REQUEST :: Print the material below exactly as it stands, please, from its first line to the line holding "import * as echarts from 'echarts';", with no pictures.

□ □ □ □ □ □ □

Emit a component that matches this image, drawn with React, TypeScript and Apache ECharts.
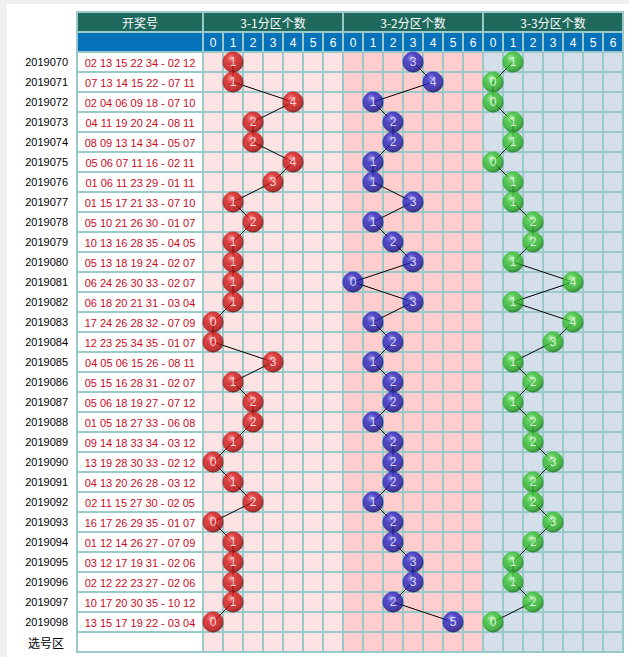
import React, { useEffect, useRef } from 'react';
import * as echarts from 'echarts';

const issues = [
  '2019070', '2019071', '2019072', '2019073', '2019074', '2019075', '2019076', '2019077',
  '2019078', '2019079', '2019080', '2019081', '2019082', '2019083', '2019084', '2019085',
  '2019086', '2019087', '2019088', '2019089', '2019090', '2019091', '2019092', '2019093',
  '2019094', '2019095', '2019096', '2019097', '2019098',
];

const draws = [
  '02 13 15 22 34 - 02 12', '07 13 14 15 22 - 07 11', '02 04 06 09 18 - 07 10',
  '04 11 19 20 24 - 08 11', '08 09 13 14 34 - 05 07', '05 06 07 11 16 - 02 11',
  '01 06 11 23 29 - 01 11', '01 15 17 21 33 - 07 10', '05 10 21 26 30 - 01 07',
  '10 13 16 28 35 - 04 05', '05 13 18 19 24 - 02 07', '06 24 26 30 33 - 02 07',
  '06 18 20 21 31 - 03 04', '17 24 26 28 32 - 07 09', '12 23 25 34 35 - 01 07',
  '04 05 06 15 26 - 08 11', '05 15 16 28 31 - 02 07', '05 06 18 19 27 - 07 12',
  '01 05 18 27 33 - 06 08', '09 14 18 33 34 - 03 12', '13 19 28 30 33 - 02 12',
  '04 13 20 26 28 - 03 12', '02 11 15 27 30 - 02 05', '16 17 26 29 35 - 01 07',
  '01 12 14 26 27 - 07 09', '03 12 17 19 31 - 02 06', '02 12 22 23 27 - 02 06',
  '10 17 20 30 35 - 10 12', '13 15 17 19 22 - 03 04',
];

const zone1Counts = [1, 1, 4, 2, 2, 4, 3, 1, 2, 1, 1, 1, 1, 0, 0, 3, 1, 2, 2, 1, 0, 1, 2, 0, 1, 1, 1, 1, 0];
const zone2Counts = [3, 4, 1, 2, 2, 1, 1, 3, 1, 2, 3, 0, 3, 1, 2, 1, 2, 2, 1, 2, 2, 2, 1, 2, 2, 3, 3, 2, 5];
const zone3Counts = [1, 0, 0, 1, 1, 0, 1, 1, 2, 2, 1, 4, 1, 4, 3, 1, 2, 1, 2, 2, 3, 2, 2, 3, 2, 1, 1, 2, 0];

const groupTitles = ['3-1分区个数', '3-2分区个数', '3-3分区个数'];
const digitLabels = ['0', '1', '2', '3', '4', '5', '6'];
const drawHeader = '开奖号';
const footerLabel = '选号区';

const GRID_LINE = '#99c9c9';
const HEAD_DARK = '#1e695b';
const HEAD_BLUE = '#0672ba';
const GROUP_BG = ['#fde3e3', '#ffcdcd', '#d4dfe9'];
const DRAW_RED = '#cc0a1e';
const LATIN = '"Liberation Sans", Arial, sans-serif';
const CJK = '"Noto Sans CJK SC", sans-serif';

const BALL_STOPS = [
  ['#ff7a7a', '#d41a1a', '#b80c0c', '#700000'],
  ['#7f7ff8', '#2a2ac4', '#1c1ca6', '#0a0a52'],
  ['#a8f59a', '#3cc634', '#28ab22', '#0f6a0f'],
];

export default function App() {
  const ref = useRef<HTMLDivElement>(null);

  useEffect(() => {
    const chart = echarts.init(ref.current as HTMLDivElement, undefined, { renderer: 'svg' });
    const rows = ['', '', ...issues, footerLabel];
    const nRows = rows.length;
    const cols: string[] = [];
    groupTitles.forEach((_, g) => digitLabels.forEach((d) => cols.push(g + '-' + d)));
    const groups = [zone1Counts, zone2Counts, zone3Counts];

    const drawColData = rows.map((_, r) => [0, r]);
    const cellData: number[][] = [];
    for (let r = 1; r < nRows; r++) {
      for (let c = 0; c < cols.length; c++) cellData.push([c, r]);
    }
    const headData = groupTitles.map((_, g) => [g * 7 + 3, 0, g]);

    const series: any[] = [
      {
        type: 'custom',
        xAxisIndex: 0,
        yAxisIndex: 0,
        z: 1,
        silent: true,
        data: drawColData,
        renderItem: (params: any, api: any) => {
          const r = api.value(1);
          const p = api.coord([api.value(0), r]);
          const s = api.size([1, 1]);
          const fill = r === 0 ? HEAD_DARK : r === 1 ? HEAD_BLUE : '#ffffff';
          const children: any[] = [
            {
              type: 'rect',
              shape: { x: p[0] - s[0] / 2, y: p[1] - s[1] / 2, width: s[0], height: s[1] },
              style: { fill, stroke: GRID_LINE, lineWidth: 2 },
            },
          ];
          let text = '';
          let color = '#fff';
          let font = '12px ' + CJK;
          if (r === 0) text = drawHeader;
          else if (r >= 2 && r < nRows - 1) {
            text = draws[r - 2];
            color = DRAW_RED;
            font = '11px ' + LATIN;
          }
          if (text) {
            children.push({
              type: 'text',
              style: { text, x: p[0], y: p[1] + 0.5, align: 'center', verticalAlign: 'middle', fill: color, font },
            });
          }
          return { type: 'group', children };
        },
      },
      {
        type: 'custom',
        xAxisIndex: 1,
        yAxisIndex: 1,
        z: 1,
        silent: true,
        data: cellData,
        renderItem: (params: any, api: any) => {
          const c = api.value(0);
          const r = api.value(1);
          const p = api.coord([c, r]);
          const s = api.size([1, 1]);
          const fill = r === 1 ? HEAD_BLUE : GROUP_BG[Math.floor(c / 7)];
          const children: any[] = [
            {
              type: 'rect',
              shape: { x: p[0] - s[0] / 2, y: p[1] - s[1] / 2, width: s[0], height: s[1] },
              style: { fill, stroke: GRID_LINE, lineWidth: 2 },
            },
          ];
          if (r === 1) {
            children.push({
              type: 'text',
              style: {
                text: digitLabels[c % 7], x: p[0], y: p[1] + 0.5, align: 'center', verticalAlign: 'middle',
                fill: '#fff', font: '12px ' + LATIN,
              },
            });
          }
          return { type: 'group', children };
        },
      },
      {
        type: 'custom',
        xAxisIndex: 1,
        yAxisIndex: 1,
        z: 1,
        silent: true,
        data: headData,
        renderItem: (params: any, api: any) => {
          const p = api.coord([api.value(0), api.value(1)]);
          const s = api.size([1, 1]);
          const g = api.value(2);
          return {
            type: 'group',
            children: [
              {
                type: 'rect',
                shape: { x: p[0] - 3.5 * s[0], y: p[1] - s[1] / 2, width: 7 * s[0], height: s[1] },
                style: { fill: HEAD_DARK, stroke: GRID_LINE, lineWidth: 2 },
              },
              {
                type: 'text',
                style: {
                  text: groupTitles[g], x: p[0], y: p[1] + 0.5, align: 'center', verticalAlign: 'middle',
                  fill: '#fff', font: '12px ' + CJK,
                },
              },
            ],
          };
        },
      },
    ];

    groups.forEach((vals, g) => {
      const pts = vals.map((v, i) => [g * 7 + v, i + 2, v]);
      series.push({
        type: 'line',
        xAxisIndex: 1,
        yAxisIndex: 1,
        z: 3,
        silent: true,
        symbol: 'none',
        lineStyle: { color: '#000', width: 1 },
        data: pts,
      });
      const st = BALL_STOPS[g];
      series.push({
        type: 'scatter',
        xAxisIndex: 1,
        yAxisIndex: 1,
        z: 4,
        silent: true,
        symbol: 'circle',
        symbolSize: 21,
        itemStyle: {
          color: new echarts.graphic.RadialGradient(0.4, 0.32, 0.7, [
            { offset: 0, color: st[0] },
            { offset: 0.3, color: st[1] },
            { offset: 0.75, color: st[2] },
            { offset: 1, color: st[3] },
          ]),
        },
        label: {
          show: true,
          position: 'inside',
          color: '#fff',
          fontSize: 12,
          fontFamily: LATIN,
          formatter: (p: any) => String(p.value[2]),
        },
        data: pts,
      });
    });

    chart.setOption({
      animation: false,
      backgroundColor: '#ffffff',
      graphic: [
        { type: 'rect', left: 0, top: 0, shape: { width: 7, height: 657 }, style: { fill: '#f0f0f0' }, silent: true },
        { type: 'rect', left: 0, top: 0, shape: { width: 629, height: 4 }, style: { fill: '#f0f0f0' }, silent: true },
      ],
      grid: [
        { left: 77, top: 12, width: 126, height: 640 },
        { left: 203, top: 12, width: 420, height: 640 },
      ],
      xAxis: [
        { type: 'category', gridIndex: 0, data: [drawHeader], show: false },
        { type: 'category', gridIndex: 1, data: cols, show: false },
      ],
      yAxis: [
        {
          type: 'category',
          gridIndex: 0,
          data: rows,
          inverse: true,
          axisLine: { show: false },
          axisTick: { show: false },
          splitLine: { show: false },
          axisLabel: {
            interval: 0,
            margin: 9,
            color: '#000',
            fontSize: 11,
            fontFamily: LATIN,
            formatter: (v: string) => (v === footerLabel ? '{s|' + v + '}' : v),
            rich: { s: { fontSize: 12, fontFamily: CJK, color: '#000', padding: [0, 4, 0, 0] } },
          },
        },
        { type: 'category', gridIndex: 1, data: rows, inverse: true, show: false },
      ],
      series,
    });

    return () => chart.dispose();
  }, []);

  return <div ref={ref} style={{ position: 'fixed', left: 0, top: 0, width: 629, height: 657 }} />;
}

□ □ □ □ □ □ □

THE SOLUTION ::
Emit a component that matches this image, drawn with React, TypeScript and Apache ECharts.
import React, { useEffect, useRef } from 'react';
import * as echarts from 'echarts';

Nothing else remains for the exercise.